The Okhla landfills will remain in pictures only after December 2025 Delhi Environment Minister Sirsa
About 20 lakh metric tons of garbage will be removed from Okhla Landfills By December 2025

Published : May 15, 2025 at 5:11 PM IST
New Delhi: “Like the dinosaurs, this garbage mountain will become extinct, disappear,” Delhi Environment Minister Manjinder Singh Sirsa, announced emphatically during a visit to the Okhla landfill site on Thursday.
The minister said that the Delhi Chief Minister Rekha Gupta has set a target of December 2025 for eliminating these garbage mountains and everyone was working towards achieving that goal.
“This is PM Modi's vision too, on which CM Rekha Gupta is working,” Sirsa said.
Sirsa was optimistic that in the coming four months - by December, 2025 about 20 lakh metric tons of garbage will be removed from Okhla site and by 2028, there will be no garbage mountains in Delhi.
Municipal Corporation of Delhi (MCD) is responsible for disposal of about 10-12 thousand metric tons of garbage coming out of all the residential colonies and commercial areas of Delhi every day.
Nearly 32 percent of the garbage generated every day is compostable material. Other recycled materials include 6.6 percent paper, 1.5 percent plastic, 2.5 percent metal and other materials used in building constructions.
The Environment Minister took stock of all this and also talked to the officials on how to speed up this work. Minister Sirsa said: “If Pakistan can be destroyed, what is there in a mountain?
This Okhla landfill site is the oldest of garbage dumps. Efforts to remove the garbage accumulated at this landfill had begun first. Plants to generate electricity from garbage were set up in nearby areas and other measures for garbage disposal were taken.
During the environment minister’s visit today, he was accompanied by Delhi Mayor Sardar Raja Iqbal Singh. Talks were also held with officials of Okhla Landsite of Delhi Municipal Corporation. The work that was being done on garbage disposal was discussed with them.
Environment Minister Manjinder Singh Sirsa in the Delhi government, BJP MP from South Delhi Rambir Singh Bidhuri and Delhi Mayor Sardar Raja Iqbal Singh went to the garbage mountain to review the work progress and to assess how much time it will take to remove the garbage mountain.
Mayor Sardar Raja Iqbal Singh said: “Rekha Gupta of Delhi government, the Delhi Municipal Corporation, and the National Government at the center are like the triple engine government and everyone is working together.”

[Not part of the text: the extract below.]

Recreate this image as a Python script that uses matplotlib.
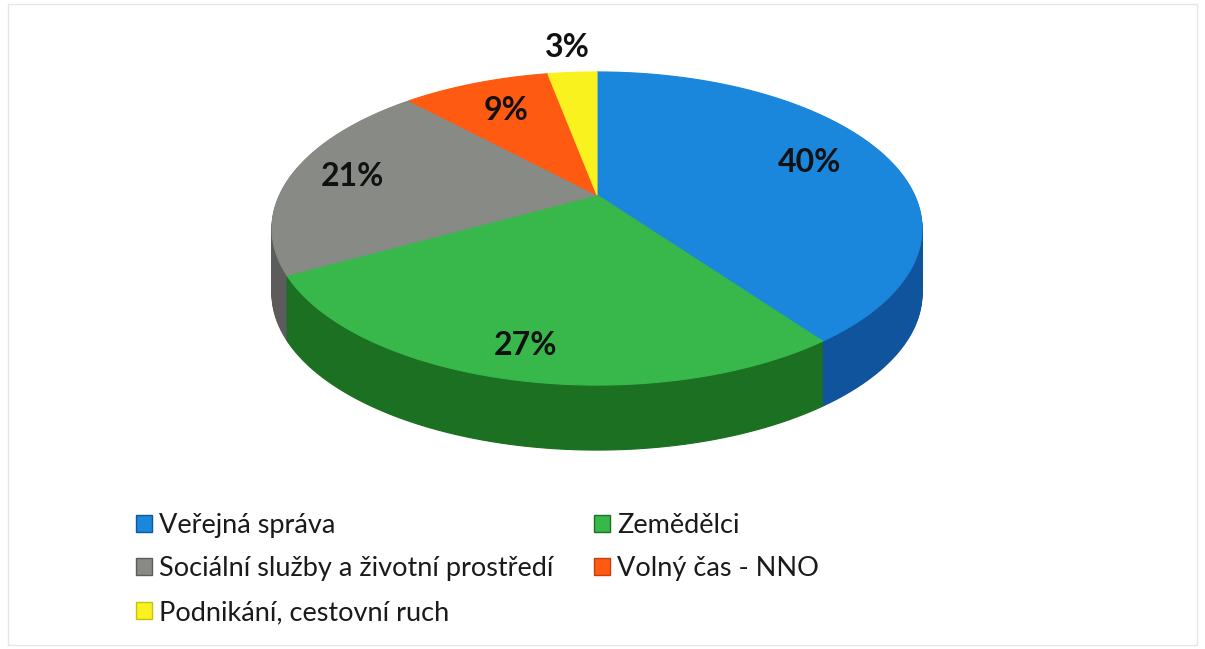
import numpy as np
import matplotlib
matplotlib.use('Agg')
import matplotlib.pyplot as plt
import matplotlib.transforms as mtransforms
from matplotlib.patches import Patch, Rectangle
from matplotlib.path import Path

# data
labels = ['Veřejná správa', 'Zemědělci', 'Sociální služby a životní prostředí',
          'Volný čas - NNO', 'Podnikání, cestovní ruch']
shares = [40, 27, 21, 9, 3]
pct_labels = ['40%', '27%', '21%', '9%', '3%']

# styles
top_colors = ['#1a86dc', '#38b84a', '#878a85', '#ff5a12', '#f9f21e']
side_colors = ['#11549e', '#1c7022', '#5c5c5c', '#c2400c', '#c8c010']
label_r = [0.74, 0.85, 0.80, 0.72, 1.26]

# pie geometry in pixels (3d look through a simple perspective tilt)
CX, CY = 597, 195
W, A, K = 317.5, 149.4, 0.214
DEPTH = 65


class Tilt(mtransforms.Transform):
    input_dims = output_dims = 2
    is_separable = False
    has_inverse = False

    def transform_non_affine(self, xy):
        xy = np.asarray(xy, float)
        d = 1 + K * xy[..., 1]
        return np.stack([xy[..., 0] / d, xy[..., 1] / d], axis=-1)

    def transform_path_non_affine(self, path):
        # sample the arcs finely so the tilt bends them correctly
        pts = [seg(np.linspace(0, 1, 24)) for seg, _ in path.iter_bezier()]
        verts = np.concatenate(pts)
        return Path(self.transform_non_affine(verts), closed=True)


fig = plt.figure(figsize=(12.05, 6.49), dpi=100)
ax = fig.add_axes([0, 0, 1, 1])


def pie_transform(dy):
    return Tilt() + mtransforms.Affine2D().scale(W, -A).translate(CX, CY + dy) + ax.transData


def draw_layer(colors, dy):
    wedges, _ = ax.pie(shares, colors=colors, startangle=90, counterclock=False,
                       wedgeprops=dict(linewidth=0.8))
    tr = pie_transform(dy)
    for w in wedges:
        w.set_edgecolor(w.get_facecolor())
        w.set_transform(tr)


# side walls, then top face
for dy in range(DEPTH, 0, -1):
    draw_layer(side_colors, dy)
draw_layer(top_colors, 0)

# percentage labels
tr_top = pie_transform(0)
mid = 90 - (np.cumsum(shares) - np.array(shares) / 2) * 3.6
for t, r, s in zip(mid, label_r, pct_labels):
    u, v = r * np.cos(np.radians(t)), r * np.sin(np.radians(t))
    ax.text(u, v, s, transform=tr_top, ha='center', va='center',
            fontsize=23, fontweight='bold', family='Lato', color='#111111')

ax.set_aspect('auto')
ax.set_xlim(0, 1205)
ax.set_ylim(649, 0)
ax.axis('off')

# light frame of the chart area
ax.add_patch(Rectangle((8, 4), 1189, 641, fill=False, edgecolor='#e6e6e6', lw=1))

# legend, filled row by row like the original
order = [0, 2, 4, 1, 3]
handles = [Patch(facecolor=top_colors[i], edgecolor=side_colors[i], label=labels[i]) for i in order]
fig.legend(handles=handles, loc='upper left', bbox_to_anchor=(136 / 1205, 1 - 513 / 649),
           ncol=2, frameon=False, prop=dict(family='Lato', size=19.5),
           handlelength=0.6, handleheight=0.6, handletextpad=0.25,
           columnspacing=1.5, labelspacing=0.68, borderaxespad=0, borderpad=0,
           labelcolor='#1a1a1a')

plt.savefig('out.png', dpi=100)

The minister pointed out that Okhla, Ghazipur and Bhalswa landfill sites are already packed to capacity and overflowing. A large-scale exercise for garbage disposal started in the year 2008 and the technology that was being used was outdated. As a result, more than three thousand metric tons of garbage is dumped every day at the Okhla landfill site in South Delhi and the plants installed there in 2008 to produce electricity from garbage were not able to dispose of even half of the garbage.
Not even half of the plantation work could be done at the site. Former Chairman of MCD's Garden Committee, Dharamvir, told that a plan had been prepared to cover the garbage heaps with trees by planting lots of trees around the three landfill sites located at Bhalswa, Ghazipur, Okhla.
Oxygen gas released from the trees would work to refine the poisonous gases like carbon dioxide, methane, chlorofluorocarbon released in large quantities from the landfill and the poisonous gas and stench can be prevented from reaching the people living in the nearby residential areas. But due to lack of coordination between MCD and other departments even half the plantation work could not be achieved.
MCD officials had visited Nagpur, Bangalore, Ahmedabad several times in the past years to study the method of waste management for garbage disposal but they could not implement it properly.
Apart from delays in setting up a plant for garbage disposal, the biggest challenge before the MCD now is to get a place to set up a garbage processing plant near the landfill site.
Removing the garbage mountain was also on top of the agenda of the Aam Aadmi Party, which came to power in the MCD in the year 2022, but it did not happen.